I’m a fan of NCAA women’s basketball. The women play the game with more finesse and more strategically than do the men. Over the last couple of weeks I’ve been watching the really unpredictable journey to the NCAA championship.
It’s been a tremendous year. Who would have thought Duke and Tennessee and Georgia Tech and LSU and other favored big name schools would have been knocked out of the competition early? On any given day ....
It’s not surprising that every chance I get I plop myself on the sofa, and using talent that comes only to dedicated masculine followers of the game clicked the buttons on the clicker in the precise required sequence without looking to bring the competition into my living room in bright color.
It was a great game.Three point shooting kept the underdog in the game. Up and down the court they flew. The referees were apparently following the adage that if there’s no blood there’s no foul. Back and forth the score board reflected the ups and downs of the game, one team winning for a few minutes then trailing until a quick rally brought them back into contention if not the lead. What a game!

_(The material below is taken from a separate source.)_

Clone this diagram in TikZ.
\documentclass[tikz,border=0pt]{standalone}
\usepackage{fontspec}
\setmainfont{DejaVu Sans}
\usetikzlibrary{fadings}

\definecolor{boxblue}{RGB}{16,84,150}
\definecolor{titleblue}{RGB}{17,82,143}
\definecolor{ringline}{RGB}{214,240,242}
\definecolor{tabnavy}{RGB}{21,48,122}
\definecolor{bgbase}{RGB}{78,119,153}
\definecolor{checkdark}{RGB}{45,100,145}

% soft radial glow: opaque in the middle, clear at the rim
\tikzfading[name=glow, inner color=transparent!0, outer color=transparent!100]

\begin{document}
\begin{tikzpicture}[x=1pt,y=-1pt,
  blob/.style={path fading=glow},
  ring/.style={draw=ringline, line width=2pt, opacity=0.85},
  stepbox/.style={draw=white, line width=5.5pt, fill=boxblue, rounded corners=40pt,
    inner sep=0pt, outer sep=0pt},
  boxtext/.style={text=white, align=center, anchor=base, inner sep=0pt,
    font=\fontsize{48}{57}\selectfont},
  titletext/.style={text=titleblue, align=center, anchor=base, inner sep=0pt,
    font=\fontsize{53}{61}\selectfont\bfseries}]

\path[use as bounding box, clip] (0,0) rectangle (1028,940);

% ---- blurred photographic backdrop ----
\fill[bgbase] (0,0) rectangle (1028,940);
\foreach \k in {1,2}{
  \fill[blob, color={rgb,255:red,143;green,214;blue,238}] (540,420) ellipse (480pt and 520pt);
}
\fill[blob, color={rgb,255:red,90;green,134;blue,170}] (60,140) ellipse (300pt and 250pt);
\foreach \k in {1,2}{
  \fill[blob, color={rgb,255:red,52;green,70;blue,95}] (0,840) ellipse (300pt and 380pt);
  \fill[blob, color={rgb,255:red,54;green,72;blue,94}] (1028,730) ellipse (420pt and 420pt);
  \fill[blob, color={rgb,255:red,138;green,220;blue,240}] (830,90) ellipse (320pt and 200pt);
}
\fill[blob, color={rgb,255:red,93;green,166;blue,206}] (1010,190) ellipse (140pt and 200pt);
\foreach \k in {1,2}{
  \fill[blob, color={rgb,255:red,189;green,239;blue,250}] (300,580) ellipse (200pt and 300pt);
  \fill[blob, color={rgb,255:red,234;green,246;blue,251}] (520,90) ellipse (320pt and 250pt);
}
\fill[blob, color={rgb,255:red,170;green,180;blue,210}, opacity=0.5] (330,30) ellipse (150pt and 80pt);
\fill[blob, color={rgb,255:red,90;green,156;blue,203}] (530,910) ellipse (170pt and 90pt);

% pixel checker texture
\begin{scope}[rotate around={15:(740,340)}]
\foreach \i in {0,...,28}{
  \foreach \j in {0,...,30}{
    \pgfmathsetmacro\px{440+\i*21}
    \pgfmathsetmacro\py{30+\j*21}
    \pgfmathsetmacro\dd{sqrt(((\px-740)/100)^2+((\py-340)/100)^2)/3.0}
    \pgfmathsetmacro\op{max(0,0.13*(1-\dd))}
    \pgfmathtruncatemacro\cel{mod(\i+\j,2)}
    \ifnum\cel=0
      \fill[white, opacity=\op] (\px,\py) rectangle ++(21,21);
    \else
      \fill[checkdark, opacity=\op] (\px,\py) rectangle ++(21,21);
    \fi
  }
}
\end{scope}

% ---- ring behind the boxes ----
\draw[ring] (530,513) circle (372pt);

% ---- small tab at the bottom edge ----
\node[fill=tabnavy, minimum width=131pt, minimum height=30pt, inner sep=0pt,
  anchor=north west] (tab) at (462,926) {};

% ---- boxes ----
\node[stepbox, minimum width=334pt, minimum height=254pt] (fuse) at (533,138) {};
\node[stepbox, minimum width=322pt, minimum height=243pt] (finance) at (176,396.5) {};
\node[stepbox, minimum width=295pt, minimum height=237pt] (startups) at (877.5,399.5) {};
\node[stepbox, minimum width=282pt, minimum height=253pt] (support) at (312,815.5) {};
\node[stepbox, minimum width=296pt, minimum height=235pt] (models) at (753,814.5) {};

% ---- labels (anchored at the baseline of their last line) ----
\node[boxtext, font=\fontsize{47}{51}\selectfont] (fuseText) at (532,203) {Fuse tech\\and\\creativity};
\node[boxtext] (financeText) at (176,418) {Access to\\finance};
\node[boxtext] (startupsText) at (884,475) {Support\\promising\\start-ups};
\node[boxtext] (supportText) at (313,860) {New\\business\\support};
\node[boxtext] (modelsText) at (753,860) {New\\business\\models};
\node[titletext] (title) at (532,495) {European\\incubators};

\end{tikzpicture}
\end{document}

Then it happened. The screen went blank. A little box blue in color popped up. I was informed by the little blue box my system was trying to acquire a signal. What? Were we under attack? Had Al Qaeda somehow knocked out the satellite? Acquiring signal? The signal was fine. The game was neck-and-neck with only five minutes to go? Acquiring signal?

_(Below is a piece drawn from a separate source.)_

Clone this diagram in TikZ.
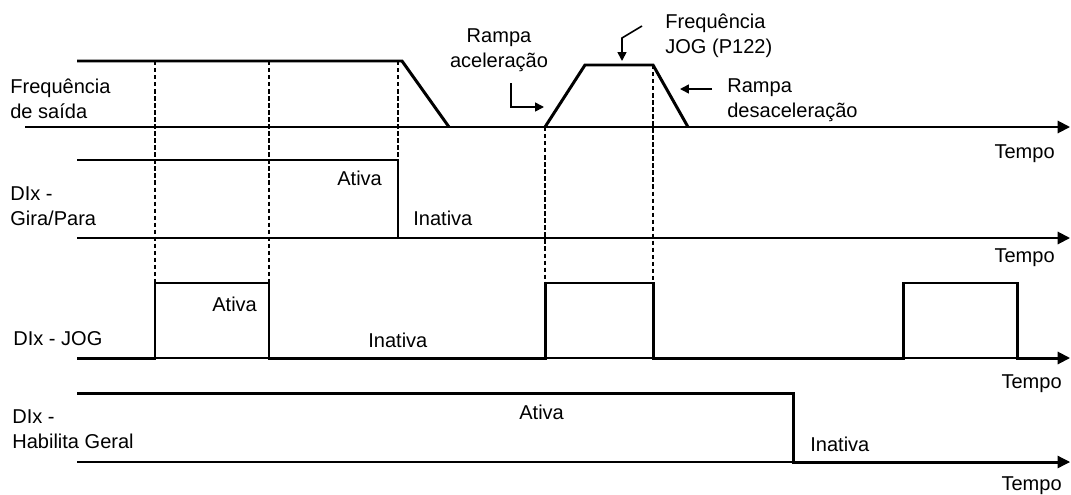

I leaned my head back against the sofa, smacked my forehead with my hand and uttered a few well chosen words in New Testament Greek. Acquiring signal? Wait. The screen was now once again filled with a picture. But the channel had changed. I was now watching the satellite company’s propaganda channel. I deftly punched in the numbers for the game’s channel. Another box popped up informing me if I wanted to watch this channel I had to upgrade. What? I tried another channel. Same message. Eventually I tried twenty or so channels. Apparently the only channel I could watch without upgrading was the propaganda channel.
I called the company, listened to the computer voice message that required me to either speak or say a number. I did and did and did. Finally Sharon, a real live person, talked me through some fancy maneuvers with my clicker and the system began operating as programmed.
I thanked Sharon. I hung up the phone. I clicked in the channel numbers to return to the game. The game was over.
I contemplated my frustration. I thought how wonderful it was to have more channels than I have money. And yet after what I’d just gone through I wondered. Back when I was a boy we didn’t have that many channels. But we didn’t have these kind of problems. Back then things were simple.
And then I had a flashback. I was twelve. My Dad was yelling at me. “Too far,” he yelled. “You went too far.” I tried again, reversing my direction. “Hold it; hold it,” he shouted. I did. “No, that’s not it,” I heard him exclaim in a frustrated voice directed my way. “Try it again.”
I did. From an uncomfortable squat on the roof I twisted the TV antenna again and continued to do so until the picture came back.